Fil d'Ariane
Le conflit du Sahara occidental oppose le Maroc au front Polisario, soutenu par l'Algérie, depuis le désengagement en 1975 de l'Espagne, l'ancienne puissance coloniale.
► Le Polisario réclame un référendum d'autodétermination sous l'égide de l'ONU tandis que Rabat promeut une autonomie sous sa souveraineté.
► "Front Polisario" signifie "Front populaire pour la libération de la Saguia el-Hamra y Río de Oro"
► Un cessez-le-feu en vigueur depuis 1991 avait volé en éclats à la mi-novembre 2020 après le déploiement de troupes marocaines à l'extrême sud du territoire pour déloger des indépendantistes qui bloquaient l'unique route vers la Mauritanie, selon eux illégale car inexistante au moment de l'accord avec Rabat.

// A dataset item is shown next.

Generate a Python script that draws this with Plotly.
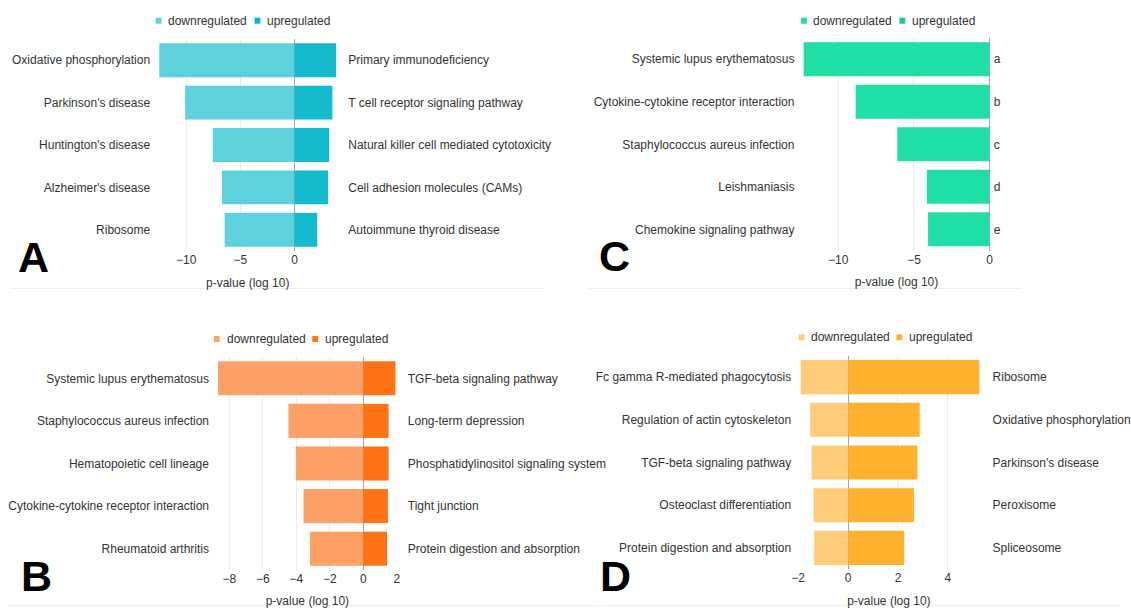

Brahim Ghali, qui est né en 1949 à Smara dans la région de Laayoune, est un militaire. C'est en uniforme qu'il se lance dans un combat pour l'indépendance du Sahara occidental. Nous sommes au milieu des années 70. L'Espagne, qui colonisait la région depuis la fin du XIXe Siècle, vient tout juste de s'en aller, répartissant le territoire entre le Maroc et la Mauritanie. Brahim Ghali et ses amis entrent en lutte contre Rabat et Nouakchott avec le soutien de l'Algérie.
Il est, dès 1976, le ministre de la Défense de la république autoproclamée. Un poste que Ghali occupera jusqu'en 1989, participant à ce titre aux pourparlers avec le roi du Maroc Hassan II pour un cessez-le-feu.
À la fin des années 1990, changement d'uniforme. Brahim Ghali quitte son treillis et enfile un costume civil. Il devient le représentant du Polisario en Espagne. Il restera neuf ans à Madrid avant de partir pour l'Algérie en 2008, au poste d'ambassadeur à Alger de la République arabe sahraouie démocratique (RASD).
L'occasion de renforcer les liens avec un pays clé du conflit. Un soutien indispensable pour quiconque compte mener le combat du Sahara occidental. Soutien dont il bénéficie encore aujourd'hui.
Son élection à la tête du Polisario en 2016 n'est pas commentée officiellement par le Maroc dans la mesure où le royaume ne reconnaît pas la République sahraouie. Selon Jeune Afrique toutefois, le palais la considère comme "le pire des scénarios". Son hyper-proximité supposée avec le pouvoir algérien serait, pour Rabat, un casus belli.
La crise diplomatique d'avril 2021 entre le Maroc et l'Espagne illustre cette énorme défiance.
Brahim Ghali est accueilli par Madrid pour être soigné du Covid-19. Inacceptable pour les Marocains qui, en représaille, ouvrent notamment les portes de l'enclave espagnole de Ceuta y laissant entrer près de 10.000 migrants. La brouille durera un an. Elle prendra fin avec un retournement diplomatique espagnol proche de l'acrobatie.
L'hospitalisation de Brahim Ghali en Espagne sera aussi l'occasion de deux plaintes déposées à son encontre. La première pour "génocide" sera classée sans suite dès 2021. La seconde pour "tortures" sera enterrée un an plus tard "faute de preuves".
A 73 ans, quel costume Brahim Ghali va-t-il enfiler pour entamer son troisième mandat ? Ses déclarations au quotidien français Le Monde, le 16 janvier 2023, sont sans équivoque : "Il existe une pression énorme pour intensifier les combats et revenir à nos méthodes de lutte antérieures, entre 1986 et 1989, quand nous avons livré des batailles qui ont donné de grands résultats en matière de récupération d’armement et de capture de prisonniers".
Tout porte à croire qu'il retrouve le kaki de son uniforme militaire. Une option qui serait défendue par la majorité des populations du Sahara occidental.